Eugene

Eugene Adams is a retired educator. He and his wife Jan live in Tullyvoheen, Clifden. Their children and grandchildren are all living in America.



Letter From Home

by Eugene Adams
9 September 1997
Hello, all,

The Clifden Pony Show was held a couple weeks ago -- it’s always the third Thursday of August, but that day falls late this year, and so more than usually it seemed to signal the end of summer. It was warm and bright, and not a drop of rain fell. There seemed to be a bigger crowd than usual, perhaps because it was so warm and dry. I didn’t pay much attention to the pony judging -- the excitement for us was in the Arts and Crafts Competition, where your mother had two entries. She had entered some things in the Tullamore show earlier this month, and gotten two first prizes. For the Clifden show she entered a woolen cardigan, which got first place, and the quilt she finished last month, the one she made as John and Marcella’s wedding present.
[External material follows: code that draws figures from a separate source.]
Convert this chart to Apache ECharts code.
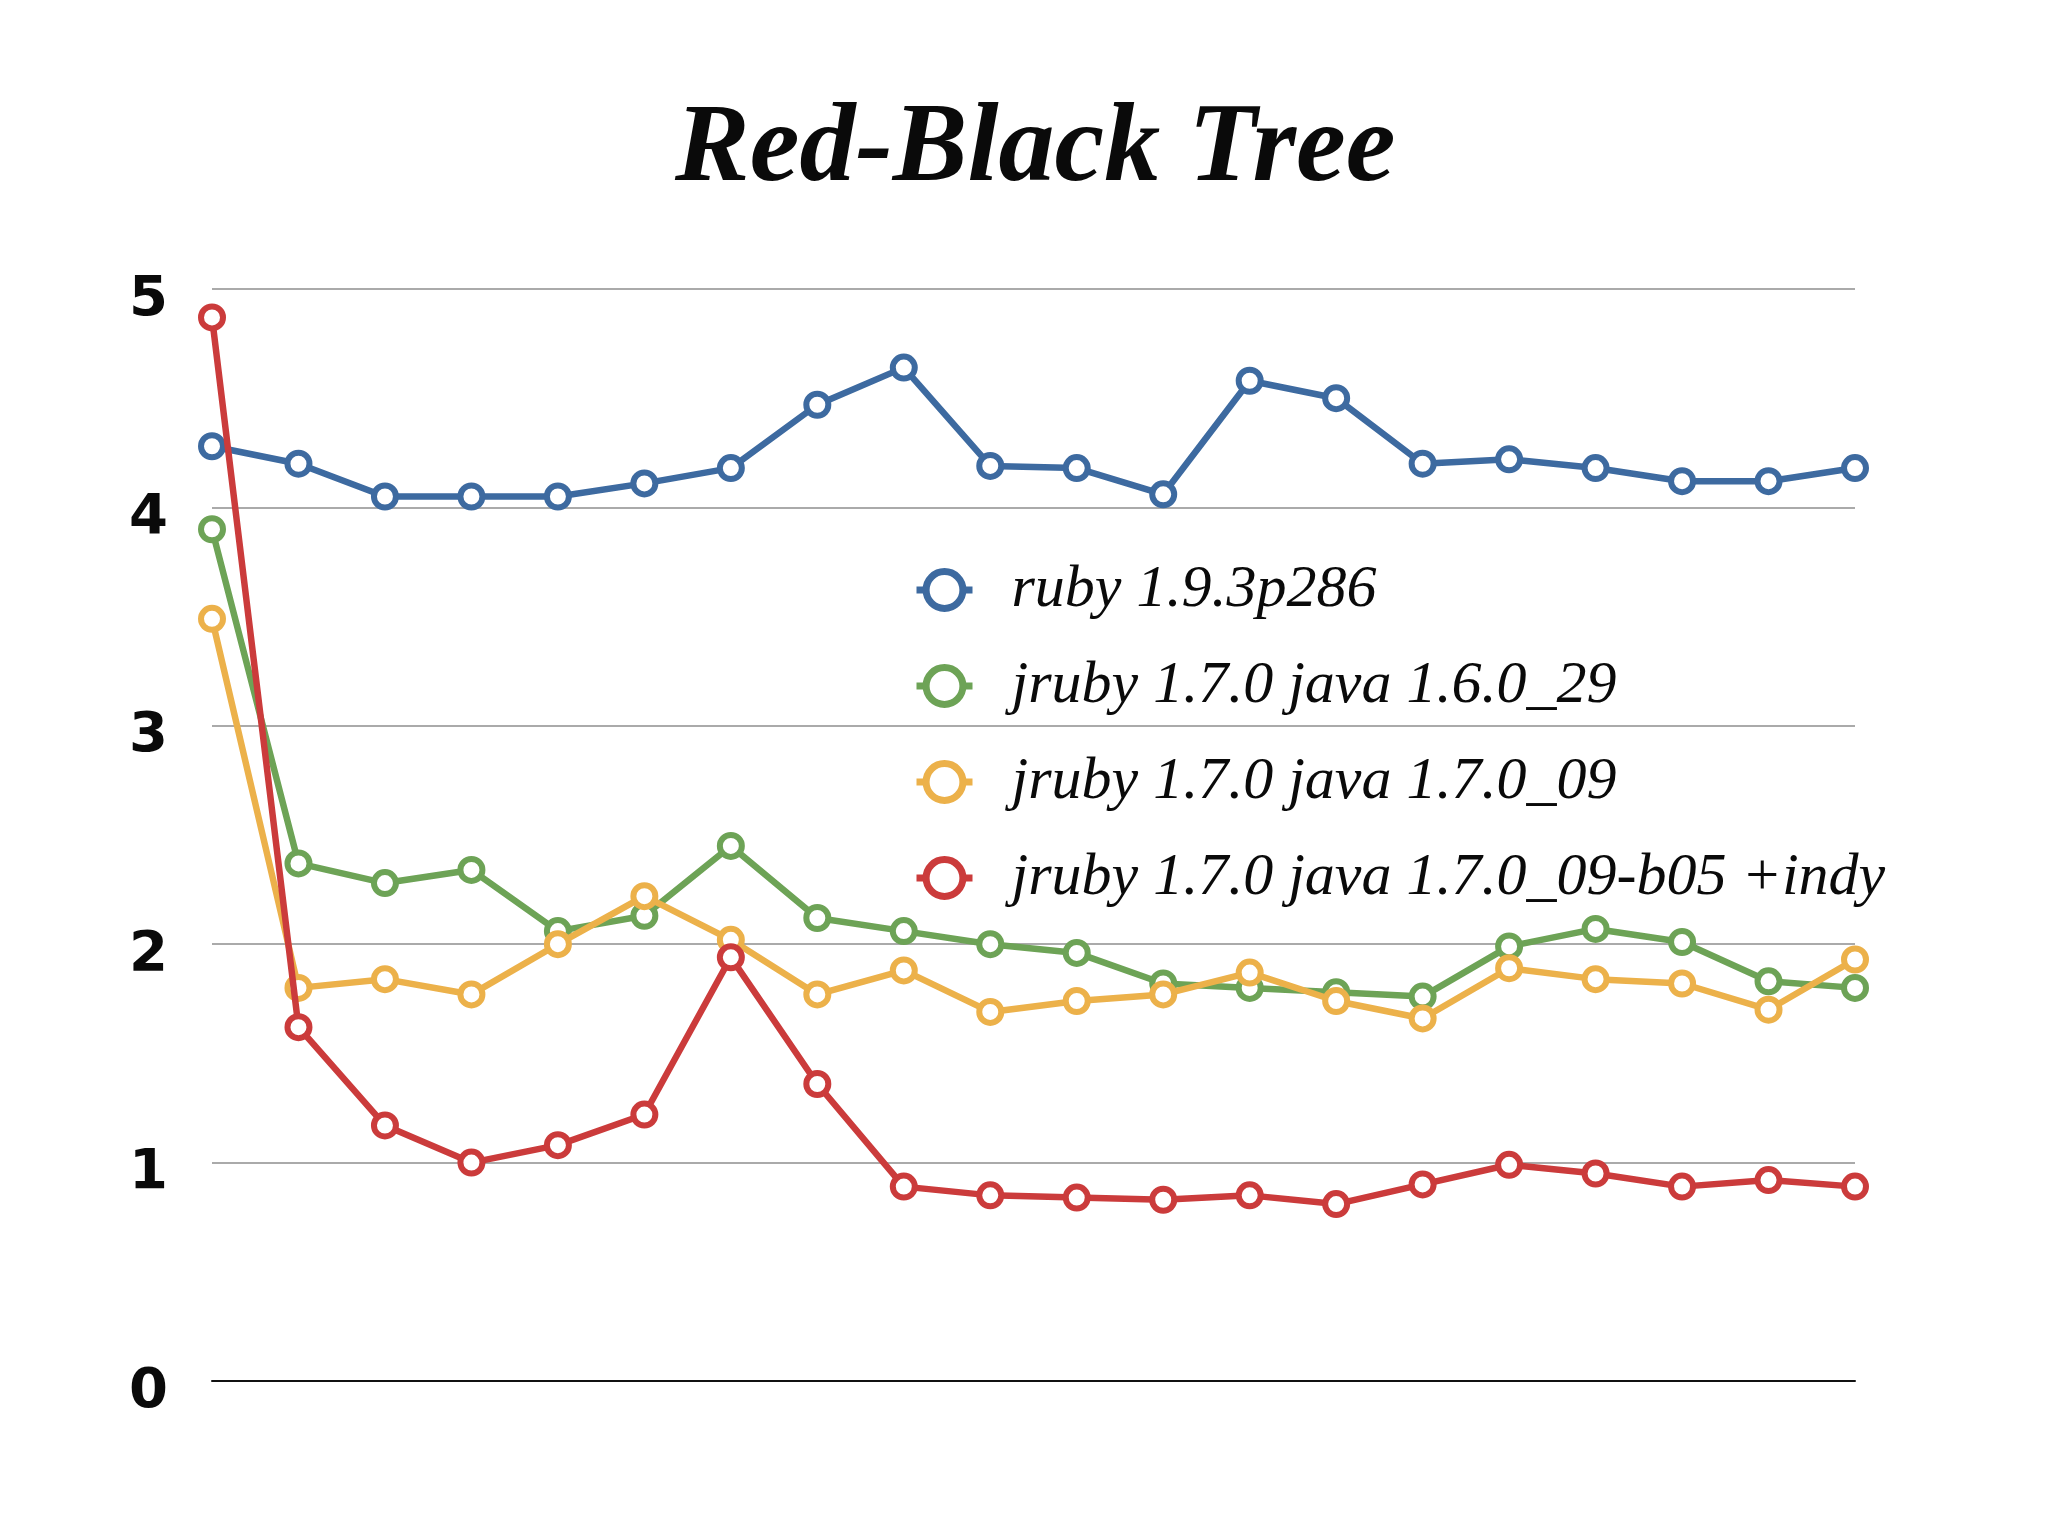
<!DOCTYPE html>
<html>
<head>
<meta charset="utf-8">
<script src="https://cdn.jsdelivr.net/npm/echarts@6/dist/echarts.min.js"></script>
<style>
html,body{margin:0;padding:0;background:#fff;}
#chart{width:2048px;height:1536px;}
</style>
</head>
<body>
<div id="chart"></div>
<script>
const titleText = 'Red-Black Tree';
const categories = ['1','2','3','4','5','6','7','8','9','10','11','12','13','14','15','16','17','18','19','20'];
const seriesNames = ['ruby 1.9.3p286', 'jruby 1.7.0 java 1.6.0_29', 'jruby 1.7.0 java 1.7.0_09', 'jruby 1.7.0 java 1.7.0_09-b05 +indy'];
const ruby193 = [4.28, 4.20, 4.05, 4.05, 4.05, 4.11, 4.18, 4.47, 4.64, 4.19, 4.18, 4.06, 4.58, 4.50, 4.20, 4.22, 4.18, 4.12, 4.12, 4.18];
const jruby16 = [3.90, 2.37, 2.28, 2.34, 2.06, 2.13, 2.45, 2.12, 2.06, 2.00, 1.96, 1.82, 1.80, 1.78, 1.76, 1.99, 2.07, 2.01, 1.83, 1.80];
const jruby17 = [3.49, 1.80, 1.84, 1.77, 2.00, 2.22, 2.02, 1.77, 1.88, 1.69, 1.74, 1.77, 1.87, 1.74, 1.66, 1.89, 1.84, 1.82, 1.70, 1.93];
const jrubyIndy = [4.87, 1.62, 1.17, 1.00, 1.08, 1.22, 1.94, 1.36, 0.89, 0.85, 0.84, 0.83, 0.85, 0.81, 0.90, 0.99, 0.95, 0.89, 0.92, 0.89];
const yTicks = [0, 1, 2, 3, 4, 5];
const colors = ['#3D6AA0', '#6DA356', '#ECB14A', '#CB3B3B'];
const allData = [ruby193, jruby16, jruby17, jrubyIndy];

const chart = echarts.init(document.getElementById('chart'));
chart.setOption({
  animation: false,
  backgroundColor: '#ffffff',
  title: {
    text: titleText,
    left: 670,
    top: 90,
    textStyle: {
      fontFamily: 'Liberation Serif',
      fontStyle: 'italic',
      fontWeight: 'bold',
      fontSize: 112,
      color: '#0a0a0a'
    }
  },
  legend: {
    orient: 'vertical',
    left: 908,
    top: 554,
    itemWidth: 56,
    itemHeight: 46,
    itemGap: 34,
    data: seriesNames,
    itemStyle: { borderWidth: 7 },
    lineStyle: { width: 7 },
    textStyle: {
      fontFamily: 'Liberation Serif',
      fontStyle: 'italic',
      fontSize: 60,
      lineHeight: 62,
      color: '#0a0a0a',
      padding: [0, 0, 0, 34]
    }
  },
  grid: { left: 212, right: 193, top: 289, bottom: 155, containLabel: false },
  xAxis: {
    type: 'category',
    data: categories,
    boundaryGap: false,
    axisLine: { show: true, lineStyle: { color: '#111', width: 2 } },
    axisTick: { show: false },
    axisLabel: { show: false },
    splitLine: { show: false }
  },
  yAxis: {
    type: 'value',
    min: yTicks[0],
    max: yTicks[yTicks.length - 1],
    interval: 1,
    axisLine: { show: false },
    axisTick: { show: false },
    axisLabel: {
      margin: 44,
      formatter: function (v) { return '{t|' + v + '}'; },
      rich: {
        t: {
          fontFamily: 'DejaVu Sans',
          fontWeight: 'bold',
          fontSize: 56,
          color: '#0a0a0a',
          padding: [22, 0, 0, 0]
        }
      }
    },
    splitLine: { lineStyle: { color: '#aaaaaa', width: 2 } }
  },
  series: seriesNames.map((name, i) => ({
    name: name,
    type: 'line',
    data: allData[i],
    symbol: 'circle',
    symbolSize: 22,
    itemStyle: { color: '#ffffff', borderColor: colors[i], borderWidth: 6 },
    lineStyle: { color: colors[i], width: 6.5 },
    emphasis: { disabled: true },
    z: 2 + i
  }))
});
</script>
</body>
</html>
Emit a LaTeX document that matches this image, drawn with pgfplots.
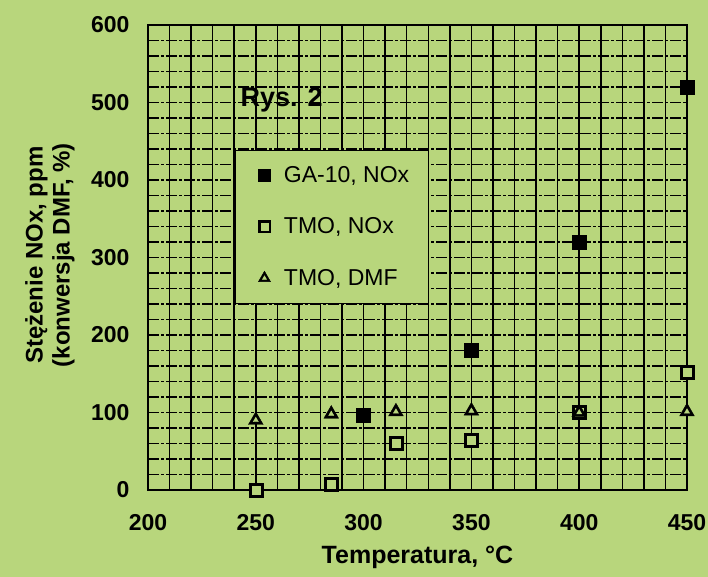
\documentclass[border=0pt]{standalone}
\usepackage{fontspec}
\setmainfont{Liberation Sans}
\usepackage{pgfplots}
\pgfplotsset{compat=1.18}
\definecolor{bg}{RGB}{184,214,124}
\begin{document}
\begin{tikzpicture}
\fill[bg] (-148pt,-87pt) rectangle (560pt,490pt);
\useasboundingbox (-148pt,-87pt) rectangle (560pt,490pt);
\begin{axis}[at={(0,0)}, anchor=south west, scale only axis,
  width=539pt, height=465pt,
  xmin=200, xmax=450, ymin=0, ymax=600,
  xtick={200,250,...,450}, ytick={0,100,...,600},
  minor x tick num=4, minor y tick num=4,
  grid=both,
  grid style={line width=1.5pt, black},
  y grid style={dash pattern=on 11pt off 2pt on 3pt off 2pt},
  major tick length=0pt, minor tick length=0pt,
  axis line style={line width=2.5pt},
  clip=false,
  /pgf/number format/assume math mode=true,
  tick label style={font=\fontsize{23}{23}\selectfont\bfseries},
  xticklabel style={yshift=-21pt},
  yticklabel style={xshift=-15pt},
  xlabel={Temperatura, °C},
  xlabel style={font=\fontsize{25}{25}\selectfont\bfseries, at={(axis description cs:0.5,0)}, anchor=center, yshift=-67pt},
  ylabel={Stężenie NOx, ppm\\(konwersja DMF, \%)},
  ylabel style={font=\fontsize{24}{27}\selectfont\bfseries, align=center, at={(axis description cs:-0.182,0.505)}, anchor=center},
  legend style={at={(axis description cs:0.161,0.731)}, anchor=north west,
    fill=bg, draw=black, font=\fontsize{23}{23}\selectfont,
    row sep=30pt, inner xsep=17pt, inner ysep=14pt},
  legend cell align=left,
]
% GA-10, NOx
\addplot[only marks, mark=square*, mark size=7pt, mark options={draw=black, fill=black},
  legend image code/.code={\path[draw=none,fill=none] (0,0) -- (30pt,0);
    \draw[mark size=6pt] plot coordinates {(12.5pt,0pt)};}]
  coordinates {(300,96) (350,181) (400,320) (450,520)};
\addlegendentry{GA-10, NOx}
% TMO, NOx (outer)
\addplot[only marks, mark=square*, mark size=7pt, mark options={draw=black, fill=black},
  legend image code/.code={\path[draw=none,fill=none] (0,0) -- (30pt,0);
    \draw[mark size=6pt] plot coordinates {(12.5pt,0pt)};
    \draw[mark size=3.6pt, mark options={draw=bg, fill=bg}] plot coordinates {(12.5pt,0pt)};}]
  coordinates {(250,0) (285,8) (315,60) (350,64) (400,100) (450,152)};
\addlegendentry{TMO, NOx}
% TMO, NOx (hole)
\addplot[forget plot, only marks, mark=square*, mark size=4pt, mark options={draw=bg, fill=bg}]
  coordinates {(250,0) (285,8) (315,60) (350,64) (400,100) (450,152)};
% TMO, DMF (outer)
\addplot[only marks, mark=triangle*, mark size=8.5pt, mark options={draw=black, fill=black},
  legend image code/.code={\path[draw=none,fill=none] (0,0) -- (30pt,0);
    \draw[mark size=7pt] plot coordinates {(12.5pt,0pt)};
    \draw[mark size=2.4pt, mark options={draw=bg, fill=bg}] plot coordinates {(12.5pt,0pt)};}]
  coordinates {(250,90) (285,98) (315,101) (350,102) (400,100) (450,101)};
\addlegendentry{TMO, DMF}
% TMO, DMF (hole)
\addplot[forget plot, only marks, mark=triangle*, mark size=3pt, mark options={draw=bg, fill=bg}]
  coordinates {(250,90) (285,98) (315,101) (350,102) (400,100) (450,101)};
\node[font=\fontsize{27}{27}\selectfont\bfseries] at (axis cs:262,504) {Rys. 2};
\end{axis}
\end{tikzpicture}
\end{document}
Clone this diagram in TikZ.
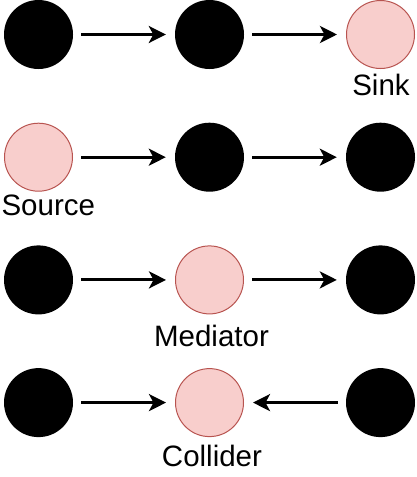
\documentclass[tikz,border=0pt]{standalone}
\usepackage{fontspec}
\setmainfont{Liberation Sans}
\usetikzlibrary{positioning,arrows.meta}

\definecolor{pinkfill}{HTML}{F8CECC}
\definecolor{pinkline}{HTML}{B85450}

\tikzstyle{dot} = [circle, fill = black, inner sep = 0pt, minimum size = 69pt]
\tikzstyle{hit} = [circle, fill = pinkfill, draw = pinkline, line width = 1pt, inner sep = 0pt, minimum size = 68pt]
\tikzstyle{tag} = [inner sep = 0pt, font = \fontsize{29.5}{35}\selectfont]
\tikzstyle{arrow} = [line width = 3pt, -{Stealth[length = 17pt, width = 17pt, inset = 4.5pt]}, shorten <= 8pt, shorten >= 9pt]

\begin{document}
\begin{tikzpicture}
    [x = 1pt, y = 1pt, on grid, node distance = 122.7pt and 171pt]
  \useasboundingbox (0,0) rectangle (416,-477);
  \node[dot] (A) at (38.5,-34.5) {};
  \node[dot, right=of A] (B) {};
  \node[hit, right=of B] (C) {};
  \node[hit, below=of A] (D) {};
  \node[dot, right=of D] (E) {};
  \node[dot, right=of E] (F) {};
  \node[dot, below=of D] (G) {};
  \node[hit, right=of G] (H) {};
  \node[dot, right=of H] (I) {};
  \node[dot, below=of G] (J) {};
  \node[hit, right=of J] (K) {};
  \node[dot, right=of K] (L) {};
  \node[tag, below=50.8pt of C, xshift=0.5pt] (sink) {Sink};
  \node[tag, below=48pt of D, xshift=9.8pt] (source) {Source};
  \node[tag, below=56pt of H, xshift=2pt] (mediator) {Mediator};
  \node[tag, below=53.7pt of K, xshift=2.5pt] (collider) {Collider};
  \draw [arrow] (A) -- (B);
  \draw [arrow] (B) -- (C);
  \draw [arrow] (D) -- (E);
  \draw [arrow] (E) -- (F);
  \draw [arrow] (G) -- (H);
  \draw [arrow] (H) -- (I);
  \draw [arrow] (J) -- (K);
  \draw [arrow] (L) -- (K);
\end{tikzpicture}
\end{document}
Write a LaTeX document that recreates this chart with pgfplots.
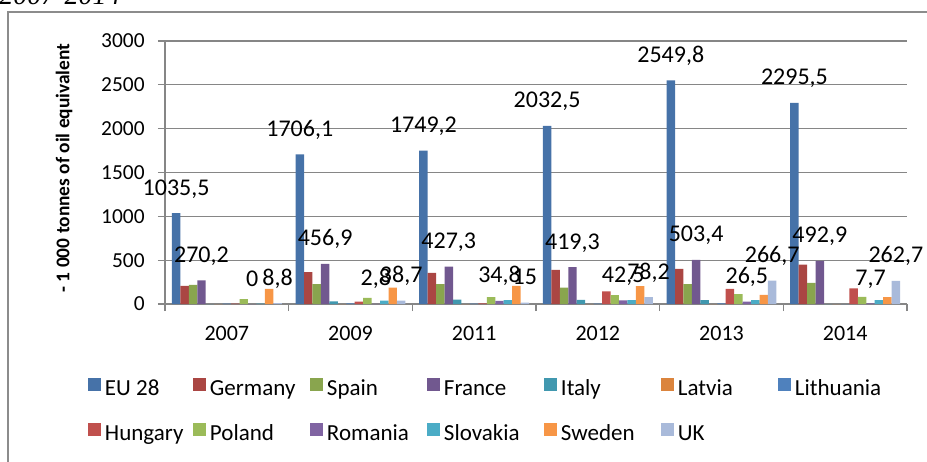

The quilt won first place as well which pleased your mother greatly, and makes it an even nicer gift.

But with the Pony Show over, there’s the sense now that the summer is ending. We have Arts Week to look forward to, later this month, and then the Maam Cross Fair, which is the Tuesday after the October Bank Holiday...I think that’s the 28th, this year.

The fishing has been off since early in August, as is usual, since the water is too warm then for the fish to want to rise. I’ve been going out anyway, if for nothing else than to have my tea on the bog. I’d fished at Laugh Fada a couple days ago and didn’t even raise a fish...even though it’s begun to get cooler, the water is still warm. A few days before that I went to Kankoige, out Ballyconneeley side...there was a northeast wind which is very good for that lake, but even so I only got two trout. Then yesterday was a dull day with some showers and a good fresh wind from the west, so in the afternoon I decided to go to Derrylea for a few hours, not really expecting to have any luck. Nothing was moving on the lake, but soon after I got there the wind shifted to the northwest, still fresh but also cooler, and after another half hour I began to get some good fish and saw a few rises. I ended up with four fish in three hours -- three on a Black Pinnell and one on a Black Zulu. But one of these I got by pure deceit, like Robert Mitchum the American destroyer skipper stalking Curt Juergens the U-boat captain in "The Enemy Below"....I had stepped into the water to cast at a certain point, and disturbed a Daddy Longlegs...he tumbled into the water and was staggered by the wind and being rapidly blown out into the lake, limbs and wings working desperately to become airborne. If any fish is patrolling this area, I thought, he’ll sure launch an attack now, so I started loading the rod with line, hoping to drop a fly near him and invite the attack to it. Then he disappeared in a brief swirl of t he water as the fish struck, and I thought I was too late, but I had just enough line out to drop the fly next to where he’d been and the fish, with a balletic but fatal twist of his body, took my fly as well. And wasn’t that enough excitement for one day?

From Tullyvoheen, good night and God bless you.